Friday, October 5, 1860.

STEALING A CAP.
   James Crawley, a young man, a collier, was charged with stealing a cap, the property of Henry Mears. - Prosecutor, who is a clock maker, living in Scholes, said that he was going to bed on Sunday morning, a little before two, when he heard a row going on under his room window. He went out to see what was the matter, and found two men fighting, with several people standing round, one of them being the prisoner. He asked the prisoner to separate the combatants, and after a little more scuffling the prisoner seized prosecutor's cap, making off with it down Morris-street.
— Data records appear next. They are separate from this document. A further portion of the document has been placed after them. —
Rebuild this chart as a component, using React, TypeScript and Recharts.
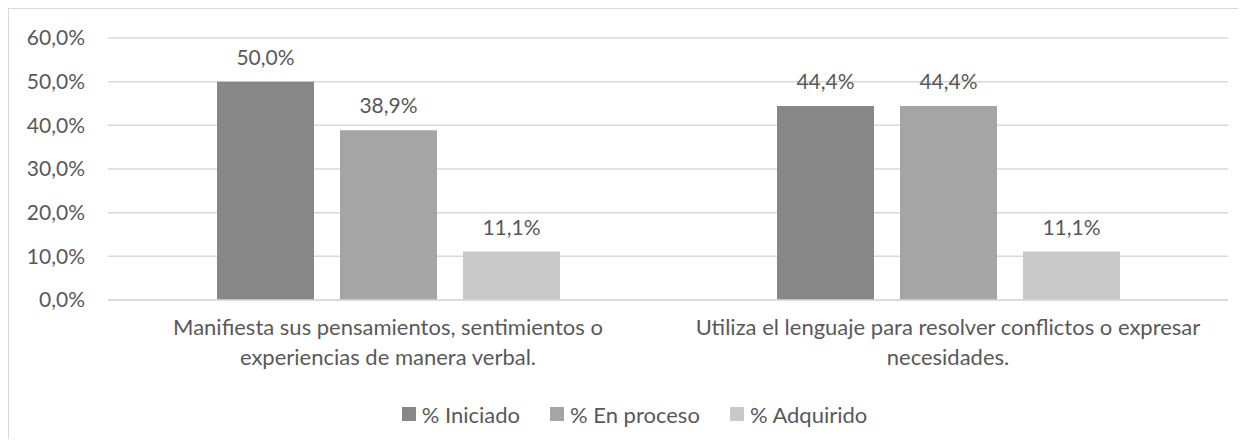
import React from 'react'
import { BarChart, Bar, XAxis, YAxis, CartesianGrid, Legend, LabelList } from 'recharts'

const categories = [
  'Manifiesta sus pensamientos, sentimientos o\nexperiencias de manera verbal.',
  'Utiliza el lenguaje para resolver conflictos o expresar\nnecesidades.',
]
const seriesNames = ['% Iniciado', '% En proceso', '% Adquirido']
const iniciado = [0.5, 0.444]
const enProceso = [0.389, 0.444]
const adquirido = [0.111, 0.111]
const yTicks = [0, 0.1, 0.2, 0.3, 0.4, 0.5, 0.6]

const data = categories.map((name, i) => ({
  name,
  iniciado: iniciado[i],
  enProceso: enProceso[i],
  adquirido: adquirido[i],
}))

const COLORS = ['#878787', '#a5a5a5', '#c9c9c9']
const FONT = 'Lato, "Open Sans", sans-serif'
const TEXT = '#595959'

const pct = (v: number) => (v * 100).toFixed(1).replace('.', ',') + '%'

const CategoryTick = (props: any) => {
  const { x, y, payload } = props
  const lines = String(payload.value).split('\n')
  return (
    <text x={x} y={y} textAnchor="middle" fill={TEXT} fontSize={22} fontFamily={FONT}>
      {lines.map((l, i) => (
        <tspan key={i} x={x} dy={i === 0 ? 27 : 30}>
          {l}
        </tspan>
      ))}
    </text>
  )
}

// legend is drawn by hand so the order stays as in the source
const LegendContent = () => (
  <div
    style={{
      display: 'flex',
      justifyContent: 'center',
      alignItems: 'center',
      height: 30,
      paddingLeft: 32,
      fontFamily: FONT,
      fontSize: 22,
      color: TEXT,
      gap: 30,
    }}
  >
    {seriesNames.map((n, i) => (
      <div key={n} style={{ display: 'flex', alignItems: 'center' }}>
        <span style={{ width: 14, height: 14, background: COLORS[i], marginRight: 6, display: 'inline-block' }} />
        <span>{n}</span>
      </div>
    ))}
  </div>
)

const labelProps = { position: 'top' as const, offset: 17, formatter: pct as any, fill: TEXT, fontSize: 21, fontFamily: FONT }

const App = () => (
  <div
    style={{
      width: 1237,
      height: 430,
      borderTop: '1px solid #d9d9d9',
      borderLeft: '1px solid #d9d9d9',
      fontFamily: FONT,
      overflow: 'hidden',
    }}
  >
    <BarChart
      width={1237}
      height={429}
      data={data}
      margin={{ top: 29, right: 18, bottom: 9, left: 0 }}
      barSize={97}
      barGap={26}
    >
      <CartesianGrid vertical={false} stroke="#d9d9d9" strokeWidth={1.5} />
      <XAxis
        dataKey="name"
        axisLine={{ stroke: '#d9d9d9', strokeWidth: 1.5 }}
        tickLine={false}
        tick={<CategoryTick />}
        height={99}
        interval={0}
      />
      <YAxis
        domain={[0, 0.6]}
        ticks={yTicks}
        tickFormatter={pct}
        axisLine={false}
        tickLine={false}
        tickSize={0}
        tickMargin={23}
        width={99}
        tick={{ fill: TEXT, fontSize: 21, fontFamily: FONT }}
      />
      <Legend verticalAlign="bottom" height={30} content={<LegendContent />} />
      <Bar dataKey="iniciado" name={seriesNames[0]} fill={COLORS[0]} isAnimationActive={false}>
        <LabelList dataKey="iniciado" {...labelProps} />
      </Bar>
      <Bar dataKey="enProceso" name={seriesNames[1]} fill={COLORS[1]} isAnimationActive={false}>
        <LabelList dataKey="enProceso" {...labelProps} />
      </Bar>
      <Bar dataKey="adquirido" name={seriesNames[2]} fill={COLORS[2]} isAnimationActive={false}>
        <LabelList dataKey="adquirido" {...labelProps} />
      </Bar>
    </BarChart>
  </div>
)

export default App
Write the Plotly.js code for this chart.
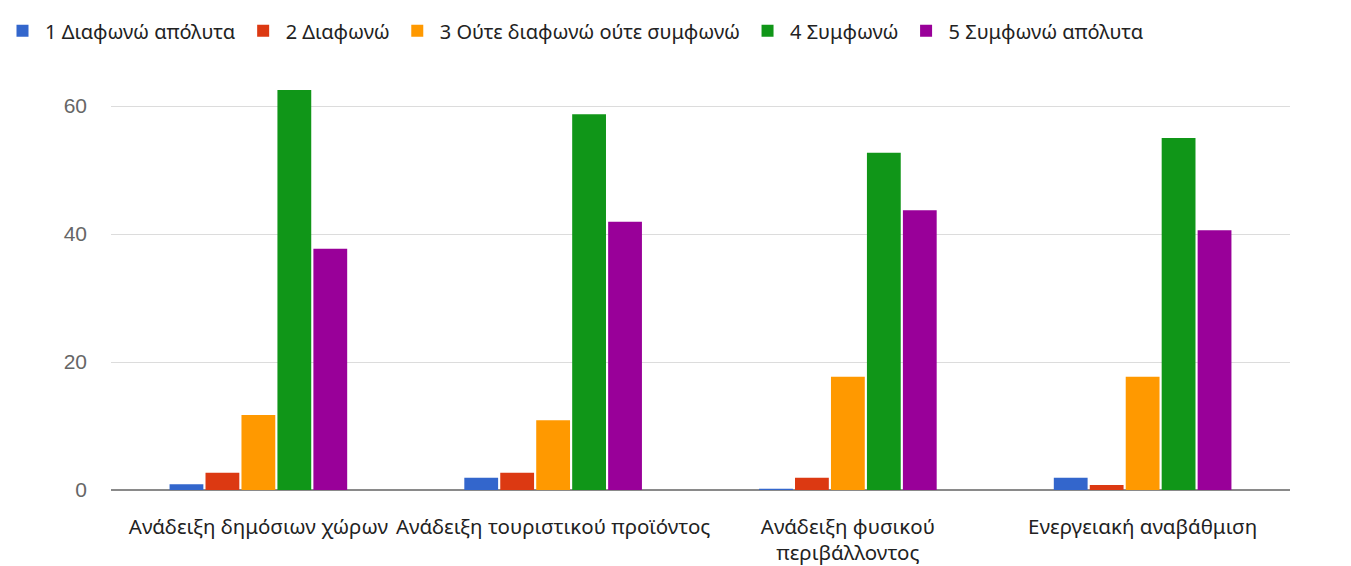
<!DOCTYPE html>
<html>
<head>
<meta charset="utf-8">
<script src="https://cdn.plot.ly/plotly-3.0.1.min.js"></script>
<style>html,body{margin:0;padding:0;background:#fff;}#chart{width:1351px;height:566px;}</style>
</head>
<body>
<div id="chart"></div>
<script>
const categories = ["Ανάδειξη δημόσιων χώρων", "Ανάδειξη τουριστικού προϊόντος", "Ανάδειξη φυσικού<br>περιβάλλοντος", "Ενεργειακή αναβάθμιση"];
const seriesNames = ["1 Διαφωνώ απόλυτα", "2 Διαφωνώ", "3 Ούτε διαφωνώ ούτε συμφωνώ", "4 Συμφωνώ", "5 Συμφωνώ απόλυτα"];
const s1 = [0.9, 1.9, 0.2, 1.9];
const s2 = [2.7, 2.7, 1.9, 0.8];
const s3 = [11.7, 10.9, 17.7, 17.7];
const s4 = [62.5, 58.7, 52.7, 55.0];
const s5 = [37.7, 41.9, 43.7, 40.6];
const colors = ["#3366cc", "#dc3912", "#ff9900", "#109618", "#990099"];
const yTicks = [0, 20, 40, 60];

const allSeries = [s1, s2, s3, s4, s5];
const traces = allSeries.map((vals, i) => ({
  type: "bar",
  name: seriesNames[i],
  x: categories,
  y: vals,
  marker: {color: colors[i]},
  hoverinfo: "y+name"
}));

const layout = {
  width: 1351, height: 566,
  margin: {l: 111, r: 61, t: 74, b: 76},
  paper_bgcolor: "#fff", plot_bgcolor: "#fff",
  font: {family: "Noto Sans, Open Sans, sans-serif", size: 16, color: "#222"},
  barmode: "group",
  bargap: 0.39,
  bargroupgap: 0.06,
  showlegend: true,
  legend: {orientation: "h", xref: "container", yref: "container", x: 0, xanchor: "left", y: 0.98, yanchor: "top",
           font: {size: 20, color: "#222"}, itemwidth: 35, tracegroupgap: 0},
  xaxis: {
    type: "category",
    showgrid: false, showline: false, zeroline: false,
    ticks: "", ticklabelstandoff: 22,
    tickfont: {size: 20.5, color: "#222"}
  },
  yaxis: {
    range: [0, 65],
    tickvals: yTicks, ticktext: yTicks.map(String),
    showgrid: true, gridcolor: "#dcdcdc", gridwidth: 1,
    zeroline: true, zerolinecolor: "#8a8a8a", zerolinewidth: 2,
    showline: false, ticks: "", ticklabelstandoff: 23,
    tickfont: {family: "Liberation Sans, Arial, sans-serif", size: 21, color: "#666"}
  }
};

Plotly.newPlot("chart", traces, layout, {displayModeBar: false, staticPlot: true});
</script>
</body>
</html>
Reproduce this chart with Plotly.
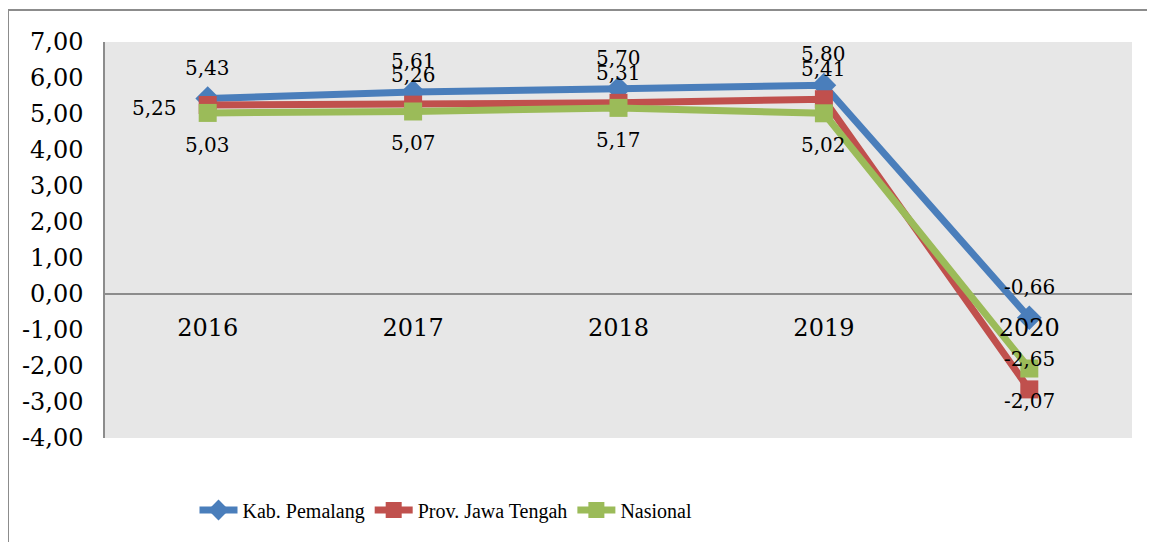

A police-officer came up at this time, to whom prosecutor stated that he had had his cap stolen, when the prisoner was observed coming back from Morris-street towards the scene of the row, and getting to where the prosecutor was standing he was seen to remove a cap from under his jacket and attempt to put it more securely out of sight. - A woman named Mary Norman saw the prisoner without a cap on his head running down Morris-street, but did not know the cause. She also saw him come back to where the prosecutor was, and observed him attempting to secrete a cap he held behind him. - Mr. Walter Mayhew, for the defence, admitted that the prisoner took the cap, but not with a felonious intention. In the row which took place the prisoner lost his cap, and got the prosecutor's, but on discovering that he had made a mistake he returned to the prosecutor, and seeing a police-officer present he, rather than be found with the cap in his hand, was in the act of dropping it on the floor when he was given into custody. - The Mayor said cap stealing in drunken rows was rather common, and they wished to put a stop to the practice; but in this case they would only order the prisoner to be kept in gaol for 24 hours.


Friday, October 5, 1860.

JUVENILE DELINQUENT.
   William Pollitt, a lad about 13 years of age, was charged with stealing a jacket and waistcoat, the property of James Senior, ready-made clothes dealer. The youth was in the service of the prosecutor as errand boy, and on Friday last he went to the pawnshop of Mr. Leach, Wallgate, and offered for pledge a jacket and waistcoat. He asked 4s. for the articles, but the pawnbroker suspecting all was not right, offered to give 2s. This sum the lad was willing to take, and his readiness to accept it strengthened the suspicion against him. The pawnbroker accordingly asked him if the things were Mr. Senior's, and if that person had sent him. The youth replied that a woman who lived next door to his father had sent him, and this answer determined the pawnbroker to send for the police, when the boy was given in charge. - Mr. Senior said he hoped the bench would deal leniently with the boy, and gave his evidence with seeming reluctance, observing in answer to the Chief Constable as to whether he had not missed many articles from his shop, that he had had articles of trifling value taken away. When the boy was taken into custody a silver watch was found upon him, and the supposition is that he purchased it with the accumulations of his petty thefts. - He pleaded guilty to the charge preferred, and the Mayor said he was to be kept in prison for 14 days, as he did not think it desirable to send boys such as the prisoner to the house of correction. He could not help observing that the boy had evidently been neglected, for a prudent parent seeing his boy with a silver watch in his possession would have asked how he got it.


Friday, October 5, 1860.

CAUTION TO COLLIERS.
   Yesterday, at the Town Hall, before R. Bevan, W. Lamb, and J. Jacson, Esqs., and the Rev. H. St. George, a collier named John Aspinall was charged by the manager of the Bickershaw Colliery with a breach of colliery rules by working in his place with a naked lighted candle, locked lamps only being allowed in the mine. The defendant had expressed his regret, and as he had promised not to offend again the prosecutors did not press for any punishment. The Bench accordingly discharged the man with a caution on payment of costs.